The first autobiography I ever read was providentially, or prophetically, or perhaps both, Seven Years Solitary, by a Hungarian woman who had been in the wrong faction during the Communist Party purges of the early 1950s. At 13 years old, I was fascinated by the determination and ingenuity with which one woman alone was able to keep her mind sharp and her spirit unbroken through the years when her only human contact was with men whose everyday preoccupation was to try to break her. It is one of the most basic needs that those who decide to go into, and to persevere in, the business of dissent have to be prepared to live without. In fact living without is a huge part of the existence of dissidents.

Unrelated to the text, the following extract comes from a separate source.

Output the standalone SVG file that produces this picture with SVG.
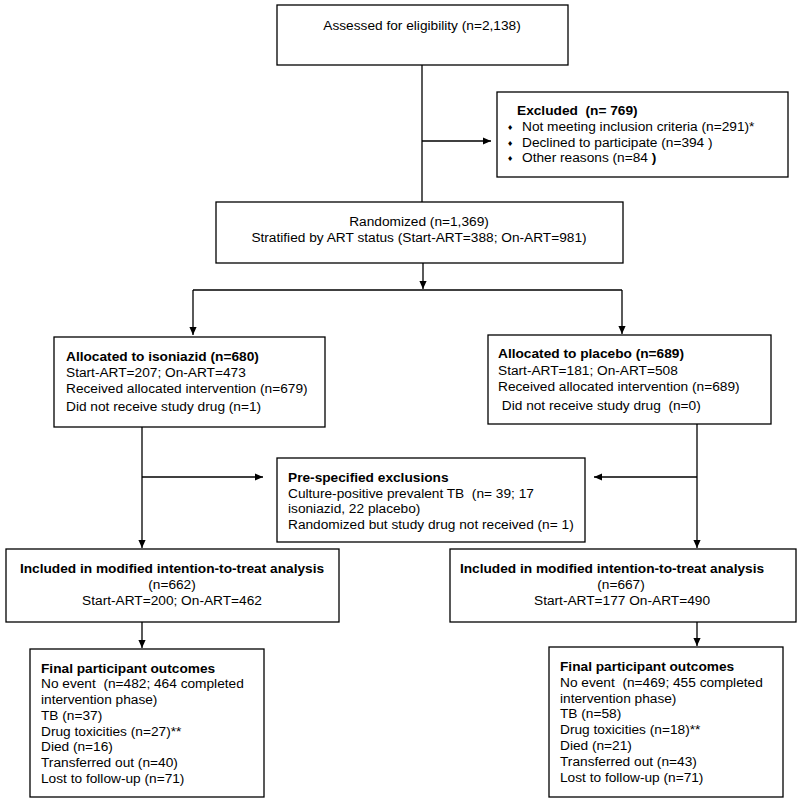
<svg xmlns="http://www.w3.org/2000/svg" width="800" height="802" viewBox="0 0 800 802">
<defs>
<style>
.box{fill:#fff;stroke:#000;stroke-width:1.3}
text{font-family:"Liberation Sans",Arial,sans-serif;font-size:13.7px;fill:#000;white-space:pre}
.b{font-weight:bold}
.m{text-anchor:middle}
.c{fill:none;stroke:#000;stroke-width:1.3}
.bul{font-family:"DejaVu Sans",sans-serif;font-size:7px}
</style>
<marker id="ah" viewBox="0 0 10 10" refX="10" refY="5" markerWidth="9" markerHeight="8" markerUnits="userSpaceOnUse" orient="auto">
<path d="M0,0.5 L10,5 L0,9.5 z" fill="#000"/>
</marker>
</defs>
<rect width="800" height="802" fill="#fff"/>
<g id="connectors">
<path class="c" d="M422,65 V202"/>
<path class="c" d="M422,141 H491" marker-end="url(#ah)"/>
<path class="c" d="M423,263 V289" marker-end="url(#ah)"/>
<path class="c" d="M193,290 H622"/>
<path class="c" d="M193,290 V335" marker-end="url(#ah)"/>
<path class="c" d="M622,290 V334" marker-end="url(#ah)"/>
<path class="c" d="M142,427 V548" marker-end="url(#ah)"/>
<path class="c" d="M697,424 V548" marker-end="url(#ah)"/>
<path class="c" d="M142,477 H263" marker-end="url(#ah)"/>
<path class="c" d="M697,477 H594" marker-end="url(#ah)"/>
<path class="c" d="M142,622 V648" marker-end="url(#ah)"/>
<path class="c" d="M697,622 V646" marker-end="url(#ah)"/>
</g>
<g id="assessed">
<rect class="box" x="277" y="5" width="291" height="60"/>
<text class="m" x="422" y="30">Assessed for eligibility (n=2,138)</text>
</g>
<g id="excluded">
<rect class="box" x="497" y="92" width="291" height="85"/>
<text class="b" x="517" y="115">Excluded  (n= 769)</text>
<text class="bul" x="507" y="130">♦</text>
<text class="bul" x="507" y="146">♦</text>
<text class="bul" x="507" y="161">♦</text>
<text x="522" y="131">Not meeting inclusion criteria (n=291)*</text>
<text x="522" y="147">Declined to participate (n=394 )</text>
<text x="522" y="162">Other reasons (n=84 <tspan class="b">)</tspan></text>
</g>
<g id="randomized">
<rect class="box" x="216" y="202" width="407" height="61"/>
<text class="m" x="419" y="226">Randomized (n=1,369)</text>
<text class="m" x="419" y="242">Stratified by ART status (Start-ART=388; On-ART=981)</text>
</g>
<g id="isoniazid">
<rect class="box" x="54" y="337" width="271" height="90"/>
<text class="b" x="66" y="361">Allocated to isoniazid (n=680)</text>
<text x="66" y="377">Start-ART=207; On-ART=473</text>
<text x="66" y="393">Received allocated intervention (n=679)</text>
<text x="66" y="411">Did not receive study drug (n=1)</text>
</g>
<g id="placebo">
<rect class="box" x="488" y="335" width="283" height="89"/>
<text class="b" x="498" y="358">Allocated to placebo (n=689)</text>
<text x="498" y="375">Start-ART=181; On-ART=508</text>
<text x="498" y="391">Received allocated intervention (n=689)</text>
<text x="498" y="410"> Did not receive study drug  (n=0)</text>
</g>
<g id="prespecified">
<rect class="box" x="277" y="458" width="308" height="84"/>
<text class="b" x="288" y="482">Pre-specified exclusions</text>
<text x="288" y="498">Culture-positive prevalent TB  (n= 39; 17</text>
<text x="288" y="513">isoniazid, 22 placebo)</text>
<text x="288" y="529">Randomized but study drug not received (n= 1)</text>
</g>
<g id="mitt-isoniazid">
<rect class="box" x="6" y="549" width="333" height="73"/>
<text class="m b" x="172" y="573">Included in modified intention-to-treat analysis</text>
<text class="m" x="172" y="589">(n=662)</text>
<text class="m" x="172" y="605">Start-ART=200; On-ART=462</text>
</g>
<g id="mitt-placebo">
<rect class="box" x="450" y="549" width="346" height="73"/>
<text class="m b" x="612" y="573">Included in modified intention-to-treat analysis</text>
<text class="m" x="621" y="589">(n=667)</text>
<text class="m" x="622" y="605">Start-ART=177 On-ART=490</text>
</g>
<g id="outcomes-isoniazid">
<rect class="box" x="30" y="649" width="234" height="148"/>
<text class="b" x="41" y="673">Final participant outcomes</text>
<text x="41" y="688">No event  (n=482; 464 completed</text>
<text x="41" y="704">intervention phase)</text>
<text x="41" y="720">TB (n=37)</text>
<text x="41" y="736">Drug toxicities (n=27)**</text>
<text x="41" y="751">Died (n=16)</text>
<text x="41" y="767">Transferred out (n=40)</text>
<text x="41" y="783">Lost to follow-up (n=71)</text>
</g>
<g id="outcomes-placebo">
<rect class="box" x="549" y="647" width="234" height="150"/>
<text class="b" x="560" y="671">Final participant outcomes</text>
<text x="560" y="687">No event  (n=469; 455 completed</text>
<text x="560" y="703">intervention phase)</text>
<text x="560" y="718">TB (n=58)</text>
<text x="560" y="734">Drug toxicities (n=18)**</text>
<text x="560" y="750">Died (n=21)</text>
<text x="560" y="766">Transferred out (n=43)</text>
<text x="560" y="782">Lost to follow-up (n=71)</text>
</g>
</svg>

What kind of people deliberately choose to walk the path of deprivation? Max Weber identifies three qualities of decisive importance for politicians as passion, a sense of responsibility, and a sense of proportion. The first – passion – he interprets as the passionate dedication to a cause. Such a passion is of crucial importance for those who engage in the most dangerous kind of politics: the politics of dissent. Such a passion has to be at the core of each and every person who makes the decision, declared or undeclared, to live in a world apart from the rest of their fellow citizens; a precarious world with its own unwritten rules and regulations. The world of dissidence.
There are no external signs by which the strange denizens of this world can be recognised. Come any week day to the headquarters of the NLD, a modest place with a ramshackle rough-hewn air of a shelter intended for hardy folk. More than once it has been described as the NLD 'cowshed'. Since this remark is usually made with a sympathetic and often admiring smile, we do not take offence. After all, didn't one of the most influential movements in the world begin in a cowshed?
In our shabby, overcrowded office, you will find very ordinary looking people. That elderly man with poetically unstylish hair is a veteran journalist. He is also a dissident supreme, and when he was released after 20 years in prison immediately set about writing a book about his harrowing experiences entitled Is This A Human Hell? He always wears a prison blue shirt to keep alive the awareness that there are still thousands of prisoners of conscience in Burma. This neat, bespectacled woman with a face free from lines of worry or despair is a doctor who spent nine years in prison. Since her release three years ago, she has been busily involved in the social and humanitarian projects of our party. There are some sweet old ladies in their 80s.